**EXERCISE DESCRIPTION**
Give the listing again character for character, but drop the images.

-- INFORMATION PROVIDED start --

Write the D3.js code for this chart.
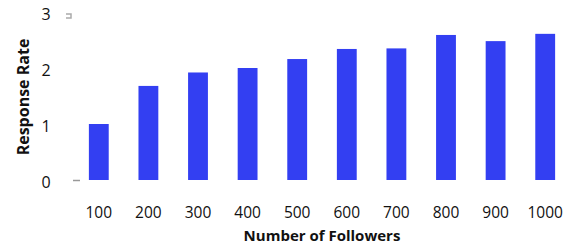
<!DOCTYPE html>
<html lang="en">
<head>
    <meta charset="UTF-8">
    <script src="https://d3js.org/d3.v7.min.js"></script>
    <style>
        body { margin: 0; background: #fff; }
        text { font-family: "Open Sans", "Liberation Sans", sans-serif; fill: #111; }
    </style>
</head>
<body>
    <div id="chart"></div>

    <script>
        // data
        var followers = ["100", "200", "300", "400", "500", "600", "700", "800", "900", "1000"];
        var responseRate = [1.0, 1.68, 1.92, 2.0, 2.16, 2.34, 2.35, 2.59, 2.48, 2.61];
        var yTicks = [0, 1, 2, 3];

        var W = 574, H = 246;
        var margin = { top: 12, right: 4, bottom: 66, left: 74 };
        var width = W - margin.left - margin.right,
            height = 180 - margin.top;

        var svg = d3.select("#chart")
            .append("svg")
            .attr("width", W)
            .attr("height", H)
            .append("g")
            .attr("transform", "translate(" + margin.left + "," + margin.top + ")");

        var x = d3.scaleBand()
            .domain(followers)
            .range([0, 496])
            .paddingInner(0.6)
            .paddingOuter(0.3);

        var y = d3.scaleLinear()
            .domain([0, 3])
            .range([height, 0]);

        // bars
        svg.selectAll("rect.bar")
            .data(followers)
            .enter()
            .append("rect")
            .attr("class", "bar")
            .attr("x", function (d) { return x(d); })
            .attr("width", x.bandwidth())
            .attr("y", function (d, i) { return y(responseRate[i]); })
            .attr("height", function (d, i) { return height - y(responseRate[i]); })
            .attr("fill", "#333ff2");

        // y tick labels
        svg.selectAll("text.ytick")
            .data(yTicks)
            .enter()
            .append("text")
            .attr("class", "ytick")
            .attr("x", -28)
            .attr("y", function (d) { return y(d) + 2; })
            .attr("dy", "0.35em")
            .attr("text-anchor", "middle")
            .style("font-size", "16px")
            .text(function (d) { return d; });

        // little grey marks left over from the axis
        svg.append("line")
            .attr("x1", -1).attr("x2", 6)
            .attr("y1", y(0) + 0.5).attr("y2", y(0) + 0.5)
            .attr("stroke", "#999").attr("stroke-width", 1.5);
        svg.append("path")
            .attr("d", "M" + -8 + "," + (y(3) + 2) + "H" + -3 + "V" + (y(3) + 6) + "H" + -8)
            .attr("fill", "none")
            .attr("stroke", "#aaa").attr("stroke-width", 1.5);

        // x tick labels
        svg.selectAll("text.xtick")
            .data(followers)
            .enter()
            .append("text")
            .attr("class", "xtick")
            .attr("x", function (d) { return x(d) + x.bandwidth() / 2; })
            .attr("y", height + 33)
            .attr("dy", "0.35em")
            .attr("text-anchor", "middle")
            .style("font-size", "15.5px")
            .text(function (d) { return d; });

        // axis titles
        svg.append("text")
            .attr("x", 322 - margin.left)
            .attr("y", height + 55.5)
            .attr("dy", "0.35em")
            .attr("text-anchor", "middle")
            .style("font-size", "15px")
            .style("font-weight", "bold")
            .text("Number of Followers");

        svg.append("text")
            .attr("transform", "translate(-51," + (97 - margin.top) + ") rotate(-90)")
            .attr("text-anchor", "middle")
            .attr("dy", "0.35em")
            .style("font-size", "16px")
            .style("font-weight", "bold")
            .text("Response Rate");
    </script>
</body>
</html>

-- INFORMATION PROVIDED end --

**TASK RESULT**
Write the D3.js code for this chart.
<!DOCTYPE html>
<html lang="en">
<head>
    <meta charset="UTF-8">
    <script src="https://d3js.org/d3.v7.min.js"></script>
    <style>
        body { margin: 0; background: #fff; }
        text { font-family: "Open Sans", "Liberation Sans", sans-serif; fill: #111; }
    </style>
</head>
<body>
    <div id="chart"></div>

    <script>
        // data
        var followers = ["100", "200", "300", "400", "500", "600", "700", "800", "900", "1000"];
        var responseRate = [1.0, 1.68, 1.92, 2.0, 2.16, 2.34, 2.35, 2.59, 2.48, 2.61];
        var yTicks = [0, 1, 2, 3];

        var W = 574, H = 246;
        var margin = { top: 12, right: 4, bottom: 66, left: 74 };
        var width = W - margin.left - margin.right,
            height = 180 - margin.top;

        var svg = d3.select("#chart")
            .append("svg")
            .attr("width", W)
            .attr("height", H)
            .append("g")
            .attr("transform", "translate(" + margin.left + "," + margin.top + ")");

        var x = d3.scaleBand()
            .domain(followers)
            .range([0, 496])
            .paddingInner(0.6)
            .paddingOuter(0.3);

        var y = d3.scaleLinear()
            .domain([0, 3])
            .range([height, 0]);

        // bars
        svg.selectAll("rect.bar")
            .data(followers)
            .enter()
            .append("rect")
            .attr("class", "bar")
            .attr("x", function (d) { return x(d); })
            .attr("width", x.bandwidth())
            .attr("y", function (d, i) { return y(responseRate[i]); })
            .attr("height", function (d, i) { return height - y(responseRate[i]); })
            .attr("fill", "#333ff2");

        // y tick labels
        svg.selectAll("text.ytick")
            .data(yTicks)
            .enter()
            .append("text")
            .attr("class", "ytick")
            .attr("x", -28)
            .attr("y", function (d) { return y(d) + 2; })
            .attr("dy", "0.35em")
            .attr("text-anchor", "middle")
            .style("font-size", "16px")
            .text(function (d) { return d; });

        // little grey marks left over from the axis
        svg.append("line")
            .attr("x1", -1).attr("x2", 6)
            .attr("y1", y(0) + 0.5).attr("y2", y(0) + 0.5)
            .attr("stroke", "#999").attr("stroke-width", 1.5);
        svg.append("path")
            .attr("d", "M" + -8 + "," + (y(3) + 2) + "H" + -3 + "V" + (y(3) + 6) + "H" + -8)
            .attr("fill", "none")
            .attr("stroke", "#aaa").attr("stroke-width", 1.5);

        // x tick labels
        svg.selectAll("text.xtick")
            .data(followers)
            .enter()
            .append("text")
            .attr("class", "xtick")
            .attr("x", function (d) { return x(d) + x.bandwidth() / 2; })
            .attr("y", height + 33)
            .attr("dy", "0.35em")
            .attr("text-anchor", "middle")
            .style("font-size", "15.5px")
            .text(function (d) { return d; });

        // axis titles
        svg.append("text")
            .attr("x", 322 - margin.left)
            .attr("y", height + 55.5)
            .attr("dy", "0.35em")
            .attr("text-anchor", "middle")
            .style("font-size", "15px")
            .style("font-weight", "bold")
            .text("Number of Followers");

        svg.append("text")
            .attr("transform", "translate(-51," + (97 - margin.top) + ") rotate(-90)")
            .attr("text-anchor", "middle")
            .attr("dy", "0.35em")
            .style("font-size", "16px")
            .style("font-weight", "bold")
            .text("Response Rate");
    </script>
</body>
</html>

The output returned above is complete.